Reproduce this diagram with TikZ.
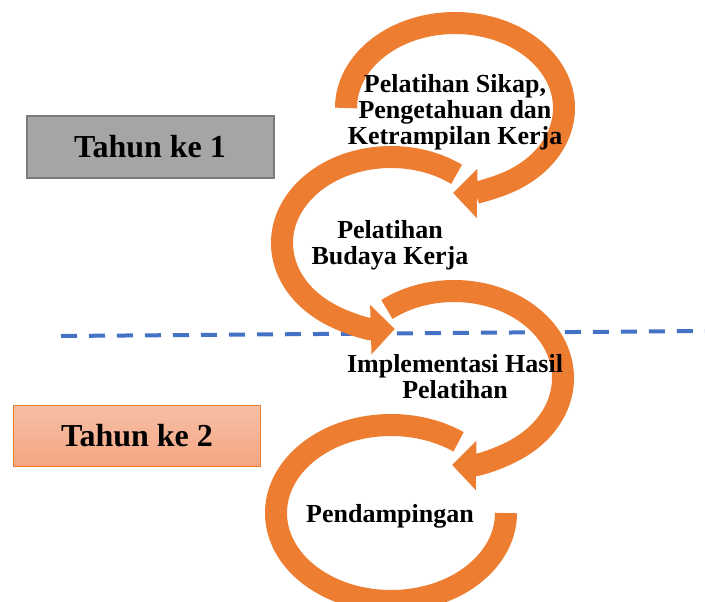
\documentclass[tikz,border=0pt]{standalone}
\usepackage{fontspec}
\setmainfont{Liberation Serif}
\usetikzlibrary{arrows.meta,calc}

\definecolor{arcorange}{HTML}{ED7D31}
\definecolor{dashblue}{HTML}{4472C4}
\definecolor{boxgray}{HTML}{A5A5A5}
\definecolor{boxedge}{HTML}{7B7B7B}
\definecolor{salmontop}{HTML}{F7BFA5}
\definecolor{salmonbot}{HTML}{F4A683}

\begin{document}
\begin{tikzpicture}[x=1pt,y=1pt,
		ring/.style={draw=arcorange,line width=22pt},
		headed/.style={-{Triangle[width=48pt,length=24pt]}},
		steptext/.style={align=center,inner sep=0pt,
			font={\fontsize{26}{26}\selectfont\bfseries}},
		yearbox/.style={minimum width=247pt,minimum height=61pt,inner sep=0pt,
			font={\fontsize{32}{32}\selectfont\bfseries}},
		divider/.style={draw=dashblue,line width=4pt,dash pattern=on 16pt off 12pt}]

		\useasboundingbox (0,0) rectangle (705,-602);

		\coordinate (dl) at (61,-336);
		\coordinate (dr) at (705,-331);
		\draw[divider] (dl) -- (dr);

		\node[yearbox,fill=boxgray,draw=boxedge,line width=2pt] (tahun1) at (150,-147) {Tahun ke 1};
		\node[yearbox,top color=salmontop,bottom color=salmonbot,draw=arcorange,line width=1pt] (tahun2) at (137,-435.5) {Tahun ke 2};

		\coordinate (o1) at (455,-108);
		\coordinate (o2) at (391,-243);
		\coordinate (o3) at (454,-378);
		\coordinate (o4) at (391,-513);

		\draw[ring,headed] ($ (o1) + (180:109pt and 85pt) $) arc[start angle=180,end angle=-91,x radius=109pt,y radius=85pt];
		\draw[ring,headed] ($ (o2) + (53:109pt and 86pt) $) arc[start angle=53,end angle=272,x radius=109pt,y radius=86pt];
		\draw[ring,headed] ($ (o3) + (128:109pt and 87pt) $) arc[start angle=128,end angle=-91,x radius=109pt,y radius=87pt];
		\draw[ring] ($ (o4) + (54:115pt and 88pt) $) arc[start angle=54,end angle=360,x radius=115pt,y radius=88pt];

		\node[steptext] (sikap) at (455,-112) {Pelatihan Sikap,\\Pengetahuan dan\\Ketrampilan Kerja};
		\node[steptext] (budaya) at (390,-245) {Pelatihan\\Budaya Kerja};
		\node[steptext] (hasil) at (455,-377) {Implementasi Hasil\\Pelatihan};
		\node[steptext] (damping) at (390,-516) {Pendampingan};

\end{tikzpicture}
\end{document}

···

■ Task statement
Skip every picture and return the lines above from the top through the one that contains "color=salmonbot,draw=arcorange,line width=1pt] (tahun2)".

■ Solution for this task
Reproduce this diagram with TikZ.
\documentclass[tikz,border=0pt]{standalone}
\usepackage{fontspec}
\setmainfont{Liberation Serif}
\usetikzlibrary{arrows.meta,calc}

\definecolor{arcorange}{HTML}{ED7D31}
\definecolor{dashblue}{HTML}{4472C4}
\definecolor{boxgray}{HTML}{A5A5A5}
\definecolor{boxedge}{HTML}{7B7B7B}
\definecolor{salmontop}{HTML}{F7BFA5}
\definecolor{salmonbot}{HTML}{F4A683}

\begin{document}
\begin{tikzpicture}[x=1pt,y=1pt,
		ring/.style={draw=arcorange,line width=22pt},
		headed/.style={-{Triangle[width=48pt,length=24pt]}},
		steptext/.style={align=center,inner sep=0pt,
			font={\fontsize{26}{26}\selectfont\bfseries}},
		yearbox/.style={minimum width=247pt,minimum height=61pt,inner sep=0pt,
			font={\fontsize{32}{32}\selectfont\bfseries}},
		divider/.style={draw=dashblue,line width=4pt,dash pattern=on 16pt off 12pt}]

		\useasboundingbox (0,0) rectangle (705,-602);

		\coordinate (dl) at (61,-336);
		\coordinate (dr) at (705,-331);
		\draw[divider] (dl) -- (dr);

		\node[yearbox,fill=boxgray,draw=boxedge,line width=2pt] (tahun1) at (150,-147) {Tahun ke 1};
		\node[yearbox,top color=salmontop,bottom color=salmonbot,draw=arcorange,line width=1pt] (tahun2) at (137,-435.5) {Tahun ke 2};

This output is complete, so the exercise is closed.